Patrick Lo
Analyst · Raymond James
Well, as a matter of fact, we've been pretty successful in the last few years to correct the profitability of our service provider business, which actually is equal if not better. The profitability than the nonservice provider channel. So a smaller portion or downward drag on the service provider revenue doesn't really increase the profitability because it's similarly profitable for the rest of the business. And we do believe that, in the Q2, we mentioned that the loss of leverage, I mean, if all of sudden, the top line drops so much, we cannot adjust our operating expenses. So that much is by keeping operating expenses flat, that is cutting half of the shortfall. And the other half, you're right, is mainly contra-revenue marketing that we're going to spend.
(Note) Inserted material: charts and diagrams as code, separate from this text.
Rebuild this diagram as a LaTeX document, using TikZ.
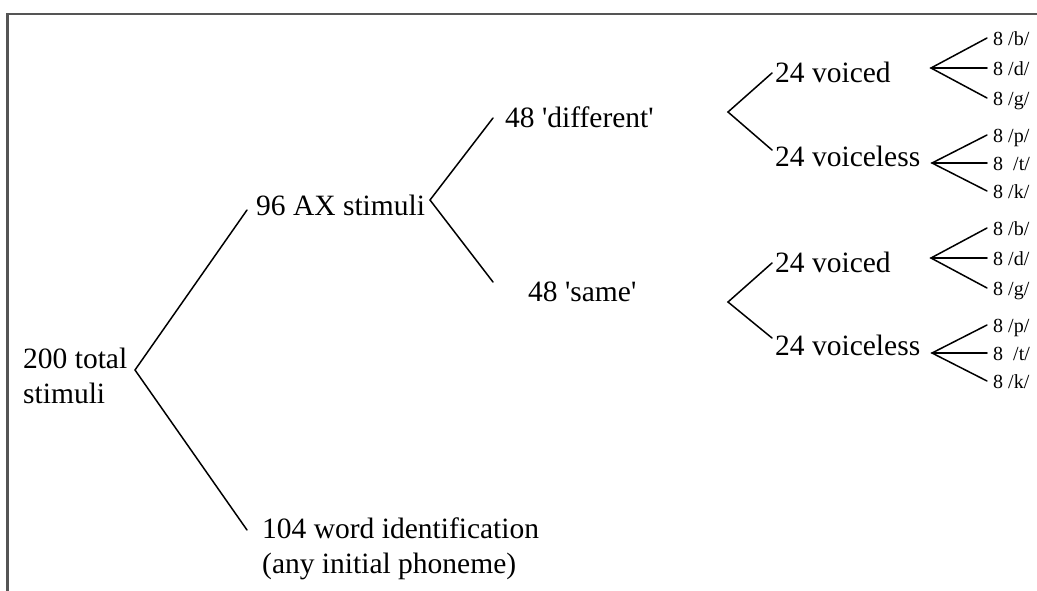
\documentclass[tikz,border=0pt]{standalone}
\usepackage{fontspec}
\setmainfont{Liberation Serif}
\definecolor{framegray}{RGB}{85,85,85}
\begin{document}
\begin{tikzpicture}[x=1pt,y=-1pt,
  big/.style={font=\fontsize{29.5}{35}\selectfont, inner sep=0pt, anchor=base west, align=left},
  small/.style={font=\fontsize{20}{24}\selectfont, inner sep=0pt, anchor=base west},
  branch/.style={line width=1.5pt, line cap=round, line join=miter},
  framestyle/.style={draw=framegray, line width=2.5pt}]
\useasboundingbox (0,0) rectangle (1037,590);
\draw[framestyle] (1040,14) -- (7.5,14) -- (7.5,593);

% text nodes (base = baseline of the last line)
\node[big] (root) at (23,403) {200 total\\stimuli};
\node[big] (ax) at (256,215) {96 AX stimuli};
\node[big] (w) at (262,573) {104 word identification\\(any initial phoneme)};
\node[big] (diff) at (505,127) {48 \textquotesingle different\textquotesingle};
\node[big] (same) at (528,301) {48 \textquotesingle same\textquotesingle};
\node[big] (dv) at (775,82) {24 voiced};
\node[big] (dvl) at (775,166) {24 voiceless};
\node[big] (sv) at (775,272) {24 voiced};
\node[big] (svl) at (775,355) {24 voiceless};

\node[small] (b1) at (993,45) {8 /b/};
\node[small] (d1) at (993,75) {8 /d/};
\node[small] (g1) at (993,105) {8 /g/};
\node[small] (p1) at (993,142) {8 /p/};
\node[small] (t1) at (993,170) {8\ \ /t/};
\node[small] (k1) at (993,198) {8 /k/};
\node[small] (b2) at (993,235) {8 /b/};
\node[small] (d2) at (993,265) {8 /d/};
\node[small] (g2) at (993,295) {8 /g/};
\node[small] (p2) at (993,332) {8 /p/};
\node[small] (t2) at (993,360) {8\ \ /t/};
\node[small] (k2) at (993,388) {8 /k/};

% fork vertices
\coordinate (v0) at (135,370);
\coordinate (v1) at (430,200);
\coordinate (v2) at (728,112);
\coordinate (v3) at (728,302);
\coordinate (v4) at (931,68);
\coordinate (v5) at (932,163);
\coordinate (v6) at (931,258);
\coordinate (v7) at (932,353);

% connectors
\draw[branch] ([shift={(-9,-5)}]ax.base west) -- (v0) -- ([shift={(-15,-43)}]w.base west);
\draw[branch] ([shift={(-12,-9)}]diff.base west) -- (v1) -- ([shift={(-35,-19)}]same.base west);
\draw[branch] ([shift={(-3,-9)}]dv.base west) -- (v2) -- ([shift={(-3,-16)}]dvl.base west);
\draw[branch] ([shift={(-3,-9)}]sv.base west) -- (v3) -- ([shift={(-3,-17)}]svl.base west);
\foreach \v/\a/\b/\c in {v4/b1/d1/g1, v5/p1/t1/k1, v6/b2/d2/g2, v7/p2/t2/k2}{
  \draw[branch] ([shift={(-6,-7)}]\a.base west) -- (\v) -- ([shift={(-6,-7)}]\c.base west);
  \draw[branch] (\v) -- ([shift={(-6,-7)}]\b.base west);
}
\end{tikzpicture}
\end{document}
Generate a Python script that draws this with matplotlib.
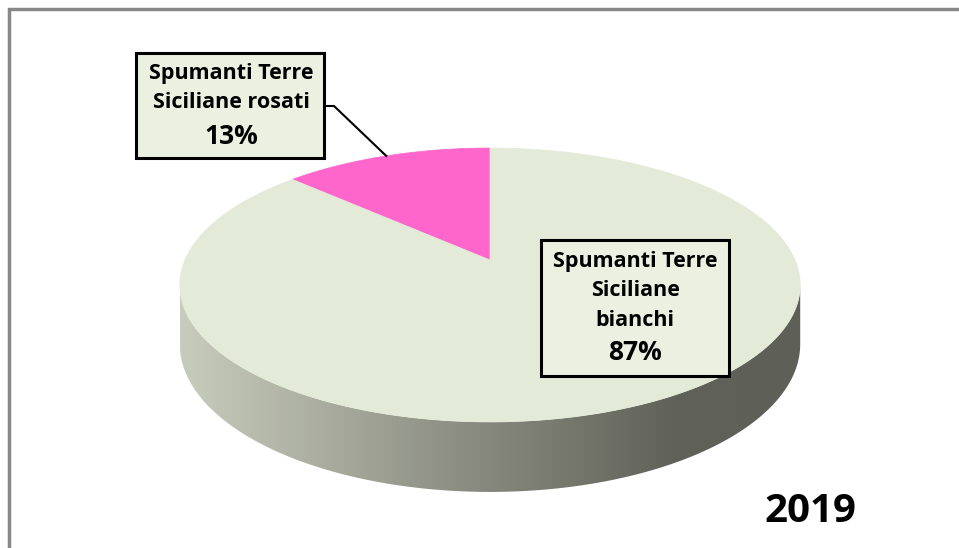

So we're going to have in app, I mean on the web, banner pages and more of the marketing tools online, end caps in the stores, all those are contra-revenue exercises that we're going to pay for. We believe that it's necessary because by doing more of that, we get WiFi 6 more in front of people and when people step up, from a, let's say, 11ac router, which they normally would pay $149 into 11ax router, which would pay -- they pay out $199 or the other cases, 11ac router, they pay for $249 and step up and pay for $399 11ax router. That would basically lift ASP pretty significantly. As we have been doing in the last 3, 4 years, right, our major tool to expand the market, to keep the market from declining is not by reversing the unit decline, it's basically by boosting the ASP. So that strategy we believe has worked for us in the last 5, 6 years and it should work for us in next few quarters.